**What is being asked**
Transcribe the lines below verbatim, skipping the images.

**Raw data**

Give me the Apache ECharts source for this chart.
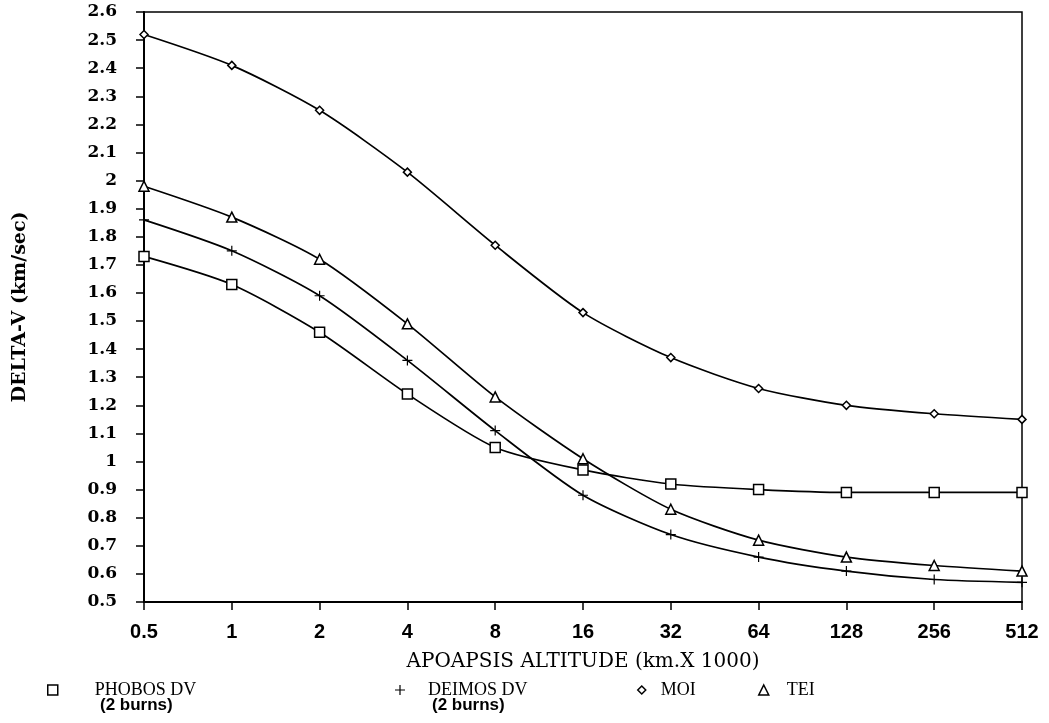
<!DOCTYPE html>
<html>
<head>
<meta charset="utf-8">
<script src="https://cdn.jsdelivr.net/npm/echarts@6/dist/echarts.min.js"></script>
<style>html,body{margin:0;padding:0;background:#fff}#c{width:1049px;height:723px}</style>
</head>
<body>
<div id="c"></div>
<script>
const categories = ['0.5','1','2','4','8','16','32','64','128','256','512'];
const phobosDV = [1.73,1.63,1.46,1.24,1.05,0.97,0.92,0.90,0.89,0.89,0.89];
const deimosDV = [1.86,1.75,1.59,1.36,1.11,0.88,0.74,0.66,0.61,0.58,0.57];
const moi      = [2.52,2.41,2.25,2.03,1.77,1.53,1.37,1.26,1.20,1.17,1.15];
const tei      = [1.98,1.87,1.72,1.49,1.23,1.01,0.83,0.72,0.66,0.63,0.61];
const yMin = 0.5, yMax = 2.6, yStep = 0.1;

const PLUS = 'path://M4.4,0H5.6V4.4H10V5.6H5.6V10H4.4V5.6H0V4.4H4.4Z';
const hollow = {color:'#fff', borderColor:'#000', borderWidth:1.5};
const serifBold = {fontFamily:'DejaVu Serif', fontWeight:'bold', color:'#000'};

function mkSeries(name, data, symbol, size, itemStyle){
  return {name, type:'line', data, symbol, symbolSize:size, smooth:0.25,
    lineStyle:{color:'#000', width:1.7}, itemStyle, z:3, showAllSymbol:true};
}
function mkLegend(name, left, top, icon, size, itemStyle, gap){
  return {data:[name], left, top, icon, itemWidth:size, itemHeight:size,
    itemStyle, formatter:'{t|{name}}',
    textStyle:{rich:{t:{fontFamily:'Liberation Serif', fontSize:18, color:'#000', padding:[0,0,0,gap]}}}};
}

const chart = echarts.init(document.getElementById('c'), null, {renderer:'canvas'});
chart.setOption({
  backgroundColor:'#fff',
  animation:false,
  grid:{left:144, right:27, top:12, bottom:121, show:true, borderColor:'#000', borderWidth:1.5},
  xAxis:{type:'category', data:categories, boundaryGap:false,
    name:'APOAPSIS ALTITUDE (km.X 1000)', nameLocation:'middle', nameGap:50,
    nameTextStyle:{fontFamily:'DejaVu Serif', fontSize:20, color:'#000'},
    axisLine:{lineStyle:{color:'#000', width:2}},
    axisTick:{length:8, lineStyle:{color:'#000', width:1.5}},
    axisLabel:{margin:20, fontFamily:'Liberation Sans', fontWeight:'bold', fontSize:20, color:'#000'},
    splitLine:{show:false}},
  yAxis:{type:'value', min:yMin, max:yMax, interval:yStep,
    name:'DELTA-V (km/sec)', nameLocation:'middle', nameGap:114, nameRotate:90,
    nameTextStyle:Object.assign({fontSize:19}, serifBold),
    axisLine:{show:true, lineStyle:{color:'#000', width:2}},
    axisTick:{show:true, length:8, lineStyle:{color:'#000', width:1.5}},
    axisLabel:Object.assign({margin:27, fontSize:17}, serifBold),
    splitLine:{show:false}},
  legend:[
    mkLegend('PHOBOS DV', 42, 676, 'rect', 10, hollow, 32),
    mkLegend('DEIMOS DV', 390, 676, PLUS, 10, {color:'#000', borderWidth:0}, 18),
    mkLegend('MOI', 632, 676, 'diamond', 8, hollow, 10),
    mkLegend('TEI', 753, 676, 'triangle', 10, hollow, 13)
  ],
  graphic:[
    {type:'text', left:100, top:697, style:{text:'(2 burns)', font:'bold 17px "Liberation Sans"', fill:'#000'}},
    {type:'text', left:432, top:697, style:{text:'(2 burns)', font:'bold 17px "Liberation Sans"', fill:'#000'}}
  ],
  series:[
    mkSeries('PHOBOS DV', phobosDV, 'rect', 10, hollow),
    mkSeries('DEIMOS DV', deimosDV, PLUS, 10, {color:'#000', borderWidth:0}),
    mkSeries('MOI', moi, 'diamond', 8, hollow),
    mkSeries('TEI', tei, 'triangle', 10, hollow)
  ]
});
</script>
</body>
</html>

**Result**
Give me the Apache ECharts source for this chart.
<!DOCTYPE html>
<html>
<head>
<meta charset="utf-8">
<script src="https://cdn.jsdelivr.net/npm/echarts@6/dist/echarts.min.js"></script>
<style>html,body{margin:0;padding:0;background:#fff}#c{width:1049px;height:723px}</style>
</head>
<body>
<div id="c"></div>
<script>
const categories = ['0.5','1','2','4','8','16','32','64','128','256','512'];
const phobosDV = [1.73,1.63,1.46,1.24,1.05,0.97,0.92,0.90,0.89,0.89,0.89];
const deimosDV = [1.86,1.75,1.59,1.36,1.11,0.88,0.74,0.66,0.61,0.58,0.57];
const moi      = [2.52,2.41,2.25,2.03,1.77,1.53,1.37,1.26,1.20,1.17,1.15];
const tei      = [1.98,1.87,1.72,1.49,1.23,1.01,0.83,0.72,0.66,0.63,0.61];
const yMin = 0.5, yMax = 2.6, yStep = 0.1;

const PLUS = 'path://M4.4,0H5.6V4.4H10V5.6H5.6V10H4.4V5.6H0V4.4H4.4Z';
const hollow = {color:'#fff', borderColor:'#000', borderWidth:1.5};
const serifBold = {fontFamily:'DejaVu Serif', fontWeight:'bold', color:'#000'};

function mkSeries(name, data, symbol, size, itemStyle){
  return {name, type:'line', data, symbol, symbolSize:size, smooth:0.25,
    lineStyle:{color:'#000', width:1.7}, itemStyle, z:3, showAllSymbol:true};
}
function mkLegend(name, left, top, icon, size, itemStyle, gap){
  return {data:[name], left, top, icon, itemWidth:size, itemHeight:size,
    itemStyle, formatter:'{t|{name}}',
    textStyle:{rich:{t:{fontFamily:'Liberation Serif', fontSize:18, color:'#000', padding:[0,0,0,gap]}}}};
}

const chart = echarts.init(document.getElementById('c'), null, {renderer:'canvas'});
chart.setOption({
  backgroundColor:'#fff',
  animation:false,
  grid:{left:144, right:27, top:12, bottom:121, show:true, borderColor:'#000', borderWidth:1.5},
  xAxis:{type:'category', data:categories, boundaryGap:false,
    name:'APOAPSIS ALTITUDE (km.X 1000)', nameLocation:'middle', nameGap:50,
    nameTextStyle:{fontFamily:'DejaVu Serif', fontSize:20, color:'#000'},
    axisLine:{lineStyle:{color:'#000', width:2}},
    axisTick:{length:8, lineStyle:{color:'#000', width:1.5}},
    axisLabel:{margin:20, fontFamily:'Liberation Sans', fontWeight:'bold', fontSize:20, color:'#000'},
    splitLine:{show:false}},
  yAxis:{type:'value', min:yMin, max:yMax, interval:yStep,
    name:'DELTA-V (km/sec)', nameLocation:'middle', nameGap:114, nameRotate:90,
    nameTextStyle:Object.assign({fontSize:19}, serifBold),
    axisLine:{show:true, lineStyle:{color:'#000', width:2}},
    axisTick:{show:true, length:8, lineStyle:{color:'#000', width:1.5}},
    axisLabel:Object.assign({margin:27, fontSize:17}, serifBold),
    splitLine:{show:false}},
  legend:[
    mkLegend('PHOBOS DV', 42, 676, 'rect', 10, hollow, 32),
    mkLegend('DEIMOS DV', 390, 676, PLUS, 10, {color:'#000', borderWidth:0}, 18),
    mkLegend('MOI', 632, 676, 'diamond', 8, hollow, 10),
    mkLegend('TEI', 753, 676, 'triangle', 10, hollow, 13)
  ],
  graphic:[
    {type:'text', left:100, top:697, style:{text:'(2 burns)', font:'bold 17px "Liberation Sans"', fill:'#000'}},
    {type:'text', left:432, top:697, style:{text:'(2 burns)', font:'bold 17px "Liberation Sans"', fill:'#000'}}
  ],
  series:[
    mkSeries('PHOBOS DV', phobosDV, 'rect', 10, hollow),
    mkSeries('DEIMOS DV', deimosDV, PLUS, 10, {color:'#000', borderWidth:0}),
    mkSeries('MOI', moi, 'diamond', 8, hollow),
    mkSeries('TEI', tei, 'triangle', 10, hollow)
  ]
});
</script>
</body>
</html>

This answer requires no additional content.